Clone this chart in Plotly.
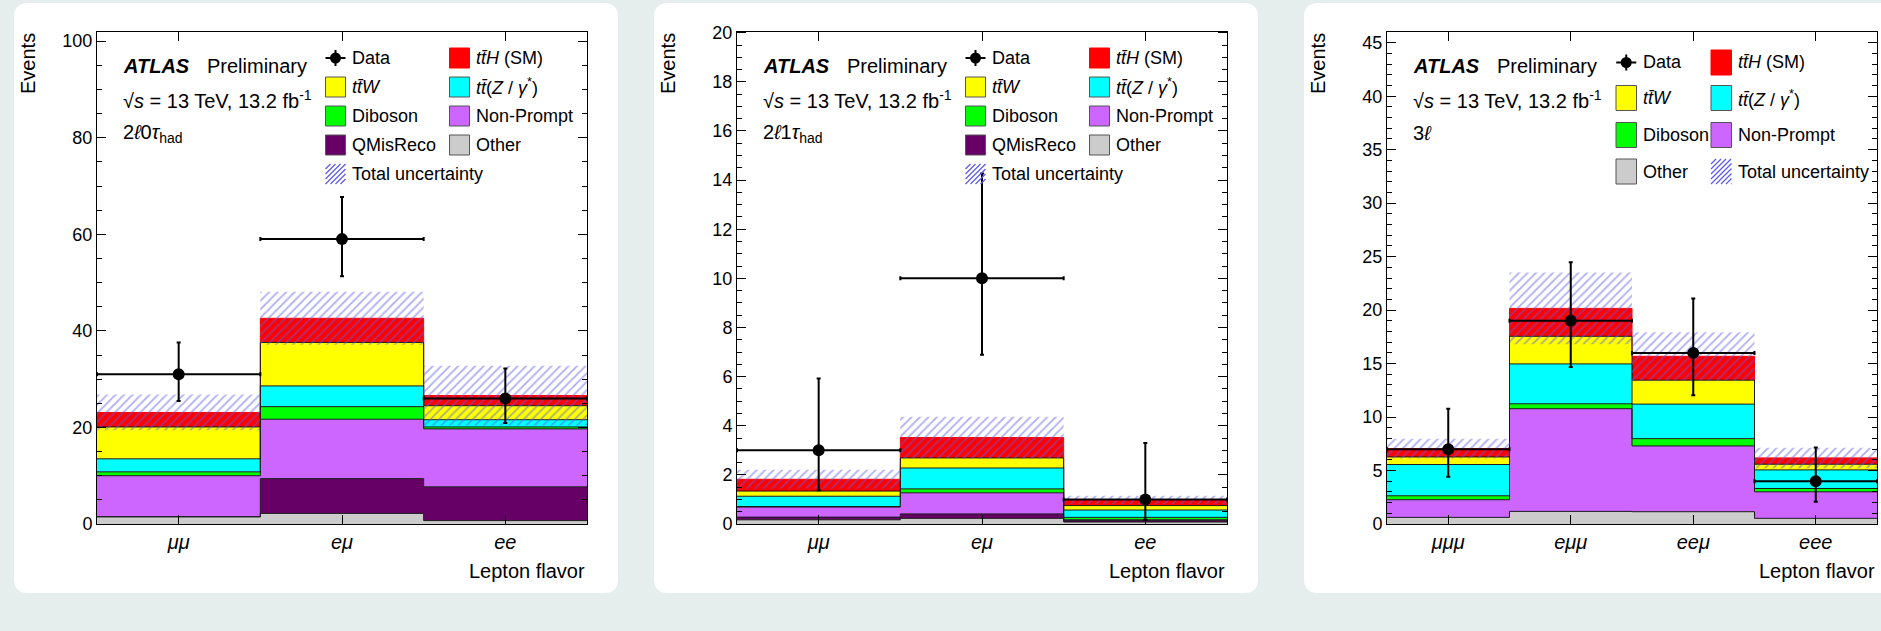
import numpy as np
import plotly.graph_objects as go

W, H = 1881, 631

# ---------------- data ----------------
FLAVOURS_2L = ["μμ", "eμ", "ee"]
FLAVOURS_3L = ["μμμ", "eμμ", "eeμ", "eee"]

# 2l0tau_had region: expected yields per process
OTHER_2L0T = [1.5, 2.2, 0.7]
QMIS_2L0T = [0.0, 7.2, 7.0]
NONPROMPT_2L0T = [8.5, 12.3, 12.0]
DIBOSON_2L0T = [0.8, 2.6, 0.4]
TTZ_2L0T = [2.7, 4.3, 1.5]
TTW_2L0T = [6.6, 9.0, 2.9]
TTH_2L0T = [3.0, 5.0, 2.1]
UNC_2L0T = [3.7, 5.5, 6.2]
DATA_2L0T = [31, 59, 26]
DATA_UP_2L0T = [6.6, 8.7, 6.2]
DATA_DN_2L0T = [5.5, 7.7, 5.1]

# 2l1tau_had region
OTHER_2L1T = [0.17, 0.23, 0.08]
QMIS_2L1T = [0.11, 0.18, 0.07]
NONPROMPT_2L1T = [0.41, 0.86, 0.02]
DIBOSON_2L1T = [0.02, 0.16, 0.10]
TTZ_2L1T = [0.42, 0.85, 0.30]
TTW_2L1T = [0.21, 0.41, 0.18]
TTH_2L1T = [0.48, 0.83, 0.23]
UNC_2L1T = [0.39, 0.85, 0.17]
DATA_2L1T = [3, 10, 1]
DATA_UP_2L1T = [2.92, 4.27, 2.30]
DATA_DN_2L1T = [1.63, 3.11, 0.83]

# 3l region
OTHER_3L = [0.62, 1.18, 1.15, 0.53]
NONPROMPT_3L = [1.65, 9.60, 6.15, 2.48]
DIBOSON_3L = [0.37, 0.46, 0.68, 0.31]
TTZ_3L = [2.92, 3.73, 3.23, 1.74]
TTW_3L = [0.71, 2.58, 2.24, 0.53]
TTH_3L = [0.78, 2.61, 2.23, 0.59]
UNC_3L = [0.93, 3.35, 2.24, 0.96]
DATA_3L = [7, 19, 16, 4]
DATA_UP_3L = [3.77, 5.48, 5.08, 3.16]
DATA_DN_3L = [2.58, 4.33, 3.96, 1.91]

# ---------------- style ----------------
FONT = "Liberation Sans, Arial, Helvetica, sans-serif"
BG = "#e6eeed"
COLORS = {
    "Other": "#cccccc",
    "QMisReco": "#660066",
    "Non-Prompt": "#cc66ff",
    "Diboson": "#00ff00",
    "ttZ": "#00ffff",
    "ttW": "#ffff00",
    "ttH": "#ff0000",
}
HATCH = "#5c5cee"
OUTLINE = "#1a1a1a"
LEGEND_TEXT = {
    "Data": "Data",
    "ttH": "<i>tt\u0304H</i> (SM)",
    "ttW": "<i>tt\u0304W</i>",
    "ttZ": "<i>tt\u0304</i>(<i>Z</i> / <i>γ</i><sup>*</sup>)",
    "Diboson": "Diboson",
    "Non-Prompt": "Non-Prompt",
    "QMisReco": "QMisReco",
    "Other": "Other",
    "Unc": "Total uncertainty",
}

CARD_LEFT = [14, 654, 1304]
CARD_W, CARD_TOP, CARD_BOTTOM, CARD_R = 604, 3, 593, 14
FRAME_LEFT = [97, 737, 1387]
FRAME_W, FRAME_TOP, FRAME_BOTTOM = 490, 31.5, 524


def X(v):
    return v / W


def Y(v):
    return 1 - v / H


panels = [
    dict(
        cats=FLAVOURS_2L,
        stack=[("Other", OTHER_2L0T), ("QMisReco", QMIS_2L0T), ("Non-Prompt", NONPROMPT_2L0T),
               ("Diboson", DIBOSON_2L0T), ("ttZ", TTZ_2L0T), ("ttW", TTW_2L0T), ("ttH", TTH_2L0T)],
        unc=UNC_2L0T, data=DATA_2L0T, up=DATA_UP_2L0T, dn=DATA_DN_2L0T,
        ymax=102, dtick=20, minor=5,
        region="2<i>ℓ</i>0<i>τ</i><sub>had</sub>", region_y=134,
    ),
    dict(
        cats=FLAVOURS_2L,
        stack=[("Other", OTHER_2L1T), ("QMisReco", QMIS_2L1T), ("Non-Prompt", NONPROMPT_2L1T),
               ("Diboson", DIBOSON_2L1T), ("ttZ", TTZ_2L1T), ("ttW", TTW_2L1T), ("ttH", TTH_2L1T)],
        unc=UNC_2L1T, data=DATA_2L1T, up=DATA_UP_2L1T, dn=DATA_DN_2L1T,
        ymax=20.05, dtick=2, minor=0.5,
        region="2<i>ℓ</i>1<i>τ</i><sub>had</sub>", region_y=134,
    ),
    dict(
        cats=FLAVOURS_3L,
        stack=[("Other", OTHER_3L), ("Non-Prompt", NONPROMPT_3L), ("Diboson", DIBOSON_3L),
               ("ttZ", TTZ_3L), ("ttW", TTW_3L), ("ttH", TTH_3L)],
        unc=UNC_3L, data=DATA_3L, up=DATA_UP_3L, dn=DATA_DN_3L,
        ymax=46.05, dtick=5, minor=1,
        region="3<i>ℓ</i>", region_y=133,
    ),
]

fig = go.Figure()
shapes, annotations = [], []


def rounded_rect(x0, y0, x1, y1, r):
    return (f"M {X(x0 + r)},{Y(y0)} L {X(x1 - r)},{Y(y0)} Q {X(x1)},{Y(y0)} {X(x1)},{Y(y0 + r)} "
            f"L {X(x1)},{Y(y1 - r)} Q {X(x1)},{Y(y1)} {X(x1 - r)},{Y(y1)} "
            f"L {X(x0 + r)},{Y(y1)} Q {X(x0)},{Y(y1)} {X(x0)},{Y(y1 - r)} "
            f"L {X(x0)},{Y(y0 + r)} Q {X(x0)},{Y(y0)} {X(x0 + r)},{Y(y0)} Z")


def text(x, y, s, size, xanchor="left", yanchor="middle", angle=0):
    annotations.append(dict(
        x=X(x), y=Y(y), xref="paper", yref="paper", text=s, showarrow=False,
        xanchor=xanchor, yanchor=yanchor, textangle=angle,
        font=dict(family=FONT, size=size, color="black"),
    ))


def box(x0, y0, x1, y1, fill, line):
    shapes.append(dict(type="rect", xref="paper", yref="paper",
                       x0=X(x0), x1=X(x1), y0=Y(y1), y1=Y(y0),
                       fillcolor=fill, line=dict(color=line, width=1), layer="above"))


def hatch_box(x0, y0, x1, y1, step=5):
    h = y1 - y0
    c = x0 - h
    while c < x1:
        sx, sy = c, y1
        ex, ey = c + h, y0
        if sx < x0:
            sy = y1 - (x0 - sx)
            sx = x0
        if ex > x1:
            ey = y1 - (x1 - c)
            ex = x1
        shapes.append(dict(type="line", xref="paper", yref="paper",
                           x0=X(sx), y0=Y(sy), x1=X(ex), y1=Y(ey),
                           line=dict(color=HATCH, width=1.2), layer="above"))
        c += step


def data_swatch(cx, cy):
    shapes.append(dict(type="line", xref="paper", yref="paper", x0=X(cx - 10), x1=X(cx + 10),
                       y0=Y(cy), y1=Y(cy), line=dict(color="black", width=2), layer="above"))
    shapes.append(dict(type="line", xref="paper", yref="paper", x0=X(cx), x1=X(cx),
                       y0=Y(cy - 8), y1=Y(cy + 8), line=dict(color="black", width=2), layer="above"))
    shapes.append(dict(type="circle", xref="paper", yref="paper", x0=X(cx - 5.5), x1=X(cx + 5.5),
                       y0=Y(cy + 5.5), y1=Y(cy - 5.5), fillcolor="black",
                       line=dict(color="black", width=0), layer="above"))


for i, p in enumerate(panels):
    k = "" if i == 0 else str(i + 1)
    xa, ya = "x" + k, "y" + k
    n = len(p["cats"])
    fl = FRAME_LEFT[i]
    edges = list(range(n + 1))
    centers = [j + 0.5 for j in range(n)]

    # white card behind each panel
    shapes.append(dict(type="path", xref="paper", yref="paper", layer="below",
                       path=rounded_rect(CARD_LEFT[i], CARD_TOP, CARD_LEFT[i] + CARD_W, CARD_BOTTOM, CARD_R),
                       fillcolor="white", line=dict(width=0)))

    # stacked backgrounds: filled step histograms
    cum = np.zeros(n)
    tops = []
    for j, (name, vals) in enumerate(p["stack"]):
        cum = cum + np.array(vals, dtype=float)
        yy = list(cum) + [cum[-1]]
        tops.append((name, yy))
        fig.add_trace(go.Scatter(
            x=edges, y=yy, mode="lines", line_shape="hv",
            line=dict(width=0, color="rgba(0,0,0,0)"),
            fill="tozeroy" if j == 0 else "tonexty", fillcolor=COLORS[name],
            xaxis=xa, yaxis=ya, showlegend=False, hoverinfo="skip",
        ))
    # outlines, topmost first so lower contours sit above it
    for name, yy in reversed(tops):
        fig.add_trace(go.Scatter(
            x=edges, y=yy, mode="lines", line_shape="hv",
            line=dict(color=COLORS["ttH"] if name == "ttH" else OUTLINE, width=1),
            xaxis=xa, yaxis=ya, showlegend=False, hoverinfo="skip",
        ))
    total = cum
    unc = np.array(p["unc"], dtype=float)
    lo = total - unc
    hi = total + unc

    # hatched total-uncertainty band
    fig.add_trace(go.Scatter(
        x=edges, y=list(lo) + [lo[-1]], mode="lines", line_shape="hv",
        line=dict(width=0, color="rgba(0,0,0,0)"),
        xaxis=xa, yaxis=ya, showlegend=False, hoverinfo="skip",
    ))
    fig.add_trace(go.Scatter(
        x=edges, y=list(hi) + [hi[-1]], mode="lines", line_shape="hv",
        line=dict(width=0, color="rgba(0,0,0,0)"),
        fill="tonexty", fillcolor="rgba(0,0,0,0)",
        fillpattern=dict(shape="/", fgcolor=HATCH, bgcolor="rgba(0,0,0,0)",
                         size=6, solidity=0.3, fillmode="overlay"),
        xaxis=xa, yaxis=ya, showlegend=False, hoverinfo="skip",
    ))

    # observed data with Poisson errors
    fig.add_trace(go.Scatter(
        x=centers, y=p["data"], mode="markers",
        marker=dict(color="black", size=12, symbol="circle"),
        error_y=dict(type="data", symmetric=False, array=p["up"], arrayminus=p["dn"],
                     color="black", thickness=2, width=2),
        error_x=dict(type="constant", value=0.5, color="black", thickness=2, width=2),
        xaxis=xa, yaxis=ya, showlegend=False, hoverinfo="skip",
    ))

    axis_common = dict(showgrid=False, zeroline=False, showline=True, linecolor="black",
                       linewidth=1, mirror="allticks", ticks="inside", tickcolor="black",
                       tickwidth=1, fixedrange=True, automargin=False)
    fig.layout["xaxis" + k] = dict(
        axis_common, domain=[X(fl), X(fl + FRAME_W)], range=[0, n], anchor=ya,
        tickvals=centers, ticktext=[f"<i>{c}</i>" for c in p["cats"]], ticklen=9,
        tickfont=dict(family=FONT, size=20, color="black"),
    )
    fig.layout["yaxis" + k] = dict(
        axis_common, domain=[Y(FRAME_BOTTOM), Y(FRAME_TOP)], range=[0, p["ymax"]], anchor=xa,
        tick0=0, dtick=p["dtick"], ticklen=9,
        minor=dict(dtick=p["minor"], tick0=0, ticks="inside", ticklen=5, tickcolor="black",
                   tickwidth=1, showgrid=False),
        tickfont=dict(family=FONT, size=18, color="black"),
    )

    # axis titles
    text(fl - 69, FRAME_TOP, "Events", 20, xanchor="center", yanchor="top", angle=-90)
    text(fl + FRAME_W, 571, "Lepton flavor", 20, xanchor="right")

    # labels
    text(fl + 24, 66, "<b><i>ATLAS</i></b>", 20)
    text(fl + 107.5, 66, "Preliminary", 20)
    text(fl + 24, 100, "√<i>s</i> = 13 TeV, 13.2 fb<sup>-1</sup>", 20)
    text(fl + 24, p["region_y"], p["region"], 20)

    # legend
    if i < 2:
        rows = [58, 87, 116, 145, 174]
        c1, c2, bh = fl + 228.5, fl + 352.5, 20
        bw = 20
        entries = [("Data", 0, 0), ("ttH", 0, 1), ("ttW", 1, 0), ("ttZ", 1, 1),
                   ("Diboson", 2, 0), ("Non-Prompt", 2, 1), ("QMisReco", 3, 0),
                   ("Other", 3, 1), ("Unc", 4, 0)]
    else:
        rows = [62.5, 98, 135, 171.5]
        c1, c2, bh = fl + 229, fl + 324, 25
        bw = 20.5
        entries = [("Data", 0, 0), ("ttH", 0, 1), ("ttW", 1, 0), ("ttZ", 1, 1),
                   ("Diboson", 2, 0), ("Non-Prompt", 2, 1), ("Other", 3, 0), ("Unc", 3, 1)]
    for name, r, c in entries:
        bx = c1 if c == 0 else c2
        cy = rows[r]
        if name == "Data":
            data_swatch(bx + bw / 2, cy)
        elif name == "Unc":
            hatch_box(bx, cy - bh / 2, bx + bw, cy + bh / 2)
        else:
            box(bx, cy - bh / 2, bx + bw, cy + bh / 2, COLORS[name],
                COLORS["ttH"] if name == "ttH" else "#555555")
        text(bx + bw + 4.5, cy, LEGEND_TEXT[name], 18)

fig.update_layout(
    width=W, height=H, autosize=False,
    margin=dict(l=0, r=0, t=0, b=0),
    paper_bgcolor=BG, plot_bgcolor="white",
    shapes=shapes, annotations=annotations,
    font=dict(family=FONT, color="black"),
    showlegend=False,
)

# page without default body margin so the figure fills the window exactly
fig.write_html(
    "out.html",
    config={"displayModeBar": False},
    post_script="document.documentElement.style.margin='0';document.body.style.margin='0';"
                "document.body.style.overflow='hidden';",
)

§ §

Reproduce the material above exactly, first line through the line that contains "return 1 - v / H", minus the pictures.

Clone this chart in Plotly.
import numpy as np
import plotly.graph_objects as go

W, H = 1881, 631

# ---------------- data ----------------
FLAVOURS_2L = ["μμ", "eμ", "ee"]
FLAVOURS_3L = ["μμμ", "eμμ", "eeμ", "eee"]

# 2l0tau_had region: expected yields per process
OTHER_2L0T = [1.5, 2.2, 0.7]
QMIS_2L0T = [0.0, 7.2, 7.0]
NONPROMPT_2L0T = [8.5, 12.3, 12.0]
DIBOSON_2L0T = [0.8, 2.6, 0.4]
TTZ_2L0T = [2.7, 4.3, 1.5]
TTW_2L0T = [6.6, 9.0, 2.9]
TTH_2L0T = [3.0, 5.0, 2.1]
UNC_2L0T = [3.7, 5.5, 6.2]
DATA_2L0T = [31, 59, 26]
DATA_UP_2L0T = [6.6, 8.7, 6.2]
DATA_DN_2L0T = [5.5, 7.7, 5.1]

# 2l1tau_had region
OTHER_2L1T = [0.17, 0.23, 0.08]
QMIS_2L1T = [0.11, 0.18, 0.07]
NONPROMPT_2L1T = [0.41, 0.86, 0.02]
DIBOSON_2L1T = [0.02, 0.16, 0.10]
TTZ_2L1T = [0.42, 0.85, 0.30]
TTW_2L1T = [0.21, 0.41, 0.18]
TTH_2L1T = [0.48, 0.83, 0.23]
UNC_2L1T = [0.39, 0.85, 0.17]
DATA_2L1T = [3, 10, 1]
DATA_UP_2L1T = [2.92, 4.27, 2.30]
DATA_DN_2L1T = [1.63, 3.11, 0.83]

# 3l region
OTHER_3L = [0.62, 1.18, 1.15, 0.53]
NONPROMPT_3L = [1.65, 9.60, 6.15, 2.48]
DIBOSON_3L = [0.37, 0.46, 0.68, 0.31]
TTZ_3L = [2.92, 3.73, 3.23, 1.74]
TTW_3L = [0.71, 2.58, 2.24, 0.53]
TTH_3L = [0.78, 2.61, 2.23, 0.59]
UNC_3L = [0.93, 3.35, 2.24, 0.96]
DATA_3L = [7, 19, 16, 4]
DATA_UP_3L = [3.77, 5.48, 5.08, 3.16]
DATA_DN_3L = [2.58, 4.33, 3.96, 1.91]

# ---------------- style ----------------
FONT = "Liberation Sans, Arial, Helvetica, sans-serif"
BG = "#e6eeed"
COLORS = {
    "Other": "#cccccc",
    "QMisReco": "#660066",
    "Non-Prompt": "#cc66ff",
    "Diboson": "#00ff00",
    "ttZ": "#00ffff",
    "ttW": "#ffff00",
    "ttH": "#ff0000",
}
HATCH = "#5c5cee"
OUTLINE = "#1a1a1a"
LEGEND_TEXT = {
    "Data": "Data",
    "ttH": "<i>tt\u0304H</i> (SM)",
    "ttW": "<i>tt\u0304W</i>",
    "ttZ": "<i>tt\u0304</i>(<i>Z</i> / <i>γ</i><sup>*</sup>)",
    "Diboson": "Diboson",
    "Non-Prompt": "Non-Prompt",
    "QMisReco": "QMisReco",
    "Other": "Other",
    "Unc": "Total uncertainty",
}

CARD_LEFT = [14, 654, 1304]
CARD_W, CARD_TOP, CARD_BOTTOM, CARD_R = 604, 3, 593, 14
FRAME_LEFT = [97, 737, 1387]
FRAME_W, FRAME_TOP, FRAME_BOTTOM = 490, 31.5, 524


def X(v):
    return v / W


def Y(v):
    return 1 - v / H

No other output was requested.